### AIM
Show all lines that include the string "matplotlib"; copy each one.

Plotting code records
## Begin

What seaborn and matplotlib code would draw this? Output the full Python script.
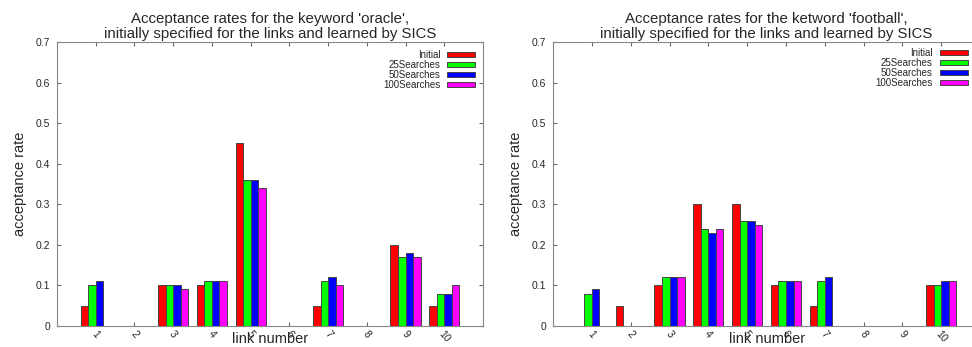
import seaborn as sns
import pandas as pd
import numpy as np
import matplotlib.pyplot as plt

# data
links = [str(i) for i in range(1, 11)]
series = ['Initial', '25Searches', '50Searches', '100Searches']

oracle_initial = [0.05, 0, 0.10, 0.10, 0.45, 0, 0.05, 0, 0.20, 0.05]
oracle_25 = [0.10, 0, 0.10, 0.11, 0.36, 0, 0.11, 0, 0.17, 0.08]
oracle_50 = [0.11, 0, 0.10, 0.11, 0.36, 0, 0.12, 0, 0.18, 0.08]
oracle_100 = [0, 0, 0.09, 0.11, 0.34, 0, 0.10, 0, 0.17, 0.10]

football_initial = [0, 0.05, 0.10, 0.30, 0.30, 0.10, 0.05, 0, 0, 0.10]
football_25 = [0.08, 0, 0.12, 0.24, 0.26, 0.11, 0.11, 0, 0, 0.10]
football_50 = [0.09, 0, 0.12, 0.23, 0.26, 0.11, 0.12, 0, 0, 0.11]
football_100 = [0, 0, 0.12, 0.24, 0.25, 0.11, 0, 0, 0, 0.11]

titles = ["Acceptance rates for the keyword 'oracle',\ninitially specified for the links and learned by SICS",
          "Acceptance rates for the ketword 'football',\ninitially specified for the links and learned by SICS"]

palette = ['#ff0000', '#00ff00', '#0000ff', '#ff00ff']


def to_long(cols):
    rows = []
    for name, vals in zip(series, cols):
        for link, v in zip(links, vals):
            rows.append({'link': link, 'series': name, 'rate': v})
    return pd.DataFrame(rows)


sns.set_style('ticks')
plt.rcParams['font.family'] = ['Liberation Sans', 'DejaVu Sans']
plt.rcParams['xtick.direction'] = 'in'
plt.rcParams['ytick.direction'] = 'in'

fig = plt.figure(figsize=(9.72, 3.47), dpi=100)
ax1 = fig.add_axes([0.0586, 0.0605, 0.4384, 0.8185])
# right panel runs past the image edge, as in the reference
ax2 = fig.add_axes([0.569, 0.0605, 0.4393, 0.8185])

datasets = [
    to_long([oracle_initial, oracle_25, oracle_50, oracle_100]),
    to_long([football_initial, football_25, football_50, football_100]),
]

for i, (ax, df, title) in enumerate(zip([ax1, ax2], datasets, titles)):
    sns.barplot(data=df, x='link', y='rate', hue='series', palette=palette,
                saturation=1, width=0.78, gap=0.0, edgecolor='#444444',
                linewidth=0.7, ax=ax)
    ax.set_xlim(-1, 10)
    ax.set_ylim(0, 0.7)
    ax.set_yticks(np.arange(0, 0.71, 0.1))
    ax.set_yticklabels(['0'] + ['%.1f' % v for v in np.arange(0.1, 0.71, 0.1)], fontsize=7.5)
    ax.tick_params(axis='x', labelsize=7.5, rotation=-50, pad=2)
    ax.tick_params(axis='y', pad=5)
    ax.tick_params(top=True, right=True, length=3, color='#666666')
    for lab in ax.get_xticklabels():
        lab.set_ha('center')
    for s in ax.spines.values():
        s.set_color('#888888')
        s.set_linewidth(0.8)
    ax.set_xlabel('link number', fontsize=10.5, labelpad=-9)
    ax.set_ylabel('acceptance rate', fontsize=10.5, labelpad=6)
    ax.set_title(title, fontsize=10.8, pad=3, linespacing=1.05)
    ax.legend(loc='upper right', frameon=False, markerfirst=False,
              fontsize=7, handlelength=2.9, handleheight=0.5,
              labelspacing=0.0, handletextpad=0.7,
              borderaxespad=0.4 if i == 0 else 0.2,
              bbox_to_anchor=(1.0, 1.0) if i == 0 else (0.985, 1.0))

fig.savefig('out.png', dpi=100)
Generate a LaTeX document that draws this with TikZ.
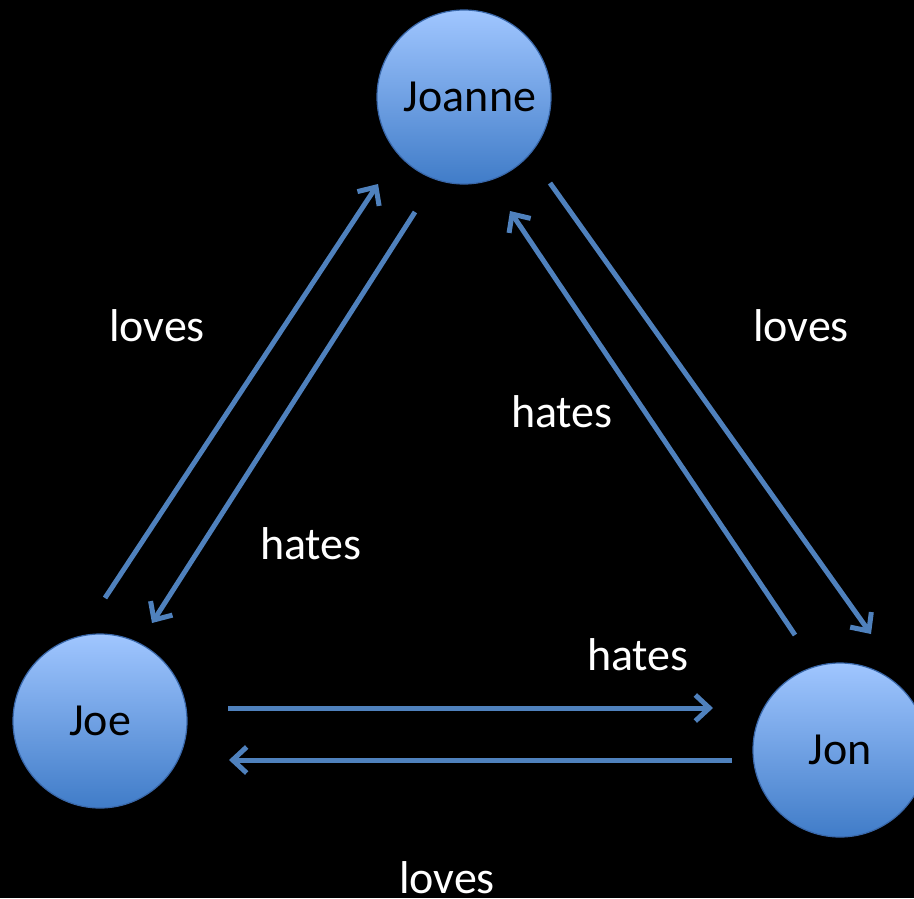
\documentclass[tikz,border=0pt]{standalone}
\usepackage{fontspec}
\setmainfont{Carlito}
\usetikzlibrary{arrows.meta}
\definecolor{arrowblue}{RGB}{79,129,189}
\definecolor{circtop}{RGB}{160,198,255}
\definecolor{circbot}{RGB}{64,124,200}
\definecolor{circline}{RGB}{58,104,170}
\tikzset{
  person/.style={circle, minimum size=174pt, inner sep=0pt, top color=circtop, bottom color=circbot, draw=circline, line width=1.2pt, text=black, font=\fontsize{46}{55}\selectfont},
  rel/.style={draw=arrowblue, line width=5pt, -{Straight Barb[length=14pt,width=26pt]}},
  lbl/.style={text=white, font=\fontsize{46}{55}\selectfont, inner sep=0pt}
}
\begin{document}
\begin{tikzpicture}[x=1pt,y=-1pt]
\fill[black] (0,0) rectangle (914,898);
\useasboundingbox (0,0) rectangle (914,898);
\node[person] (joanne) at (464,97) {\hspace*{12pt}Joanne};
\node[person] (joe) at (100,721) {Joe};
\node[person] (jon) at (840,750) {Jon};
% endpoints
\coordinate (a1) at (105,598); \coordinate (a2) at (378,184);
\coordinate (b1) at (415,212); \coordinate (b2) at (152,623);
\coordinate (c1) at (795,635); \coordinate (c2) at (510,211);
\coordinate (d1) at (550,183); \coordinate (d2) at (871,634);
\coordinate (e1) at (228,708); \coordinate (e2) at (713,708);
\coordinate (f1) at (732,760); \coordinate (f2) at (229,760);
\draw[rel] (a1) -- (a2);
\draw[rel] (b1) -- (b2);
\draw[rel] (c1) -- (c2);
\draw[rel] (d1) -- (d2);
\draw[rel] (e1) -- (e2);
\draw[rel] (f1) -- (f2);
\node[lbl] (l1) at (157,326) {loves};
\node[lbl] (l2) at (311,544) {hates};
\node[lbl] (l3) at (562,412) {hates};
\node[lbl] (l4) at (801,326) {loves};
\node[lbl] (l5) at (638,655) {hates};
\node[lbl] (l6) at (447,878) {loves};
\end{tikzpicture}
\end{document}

## End

### THE SOLUTION
What seaborn and matplotlib code would draw this? Output the full Python script.
import matplotlib.pyplot as plt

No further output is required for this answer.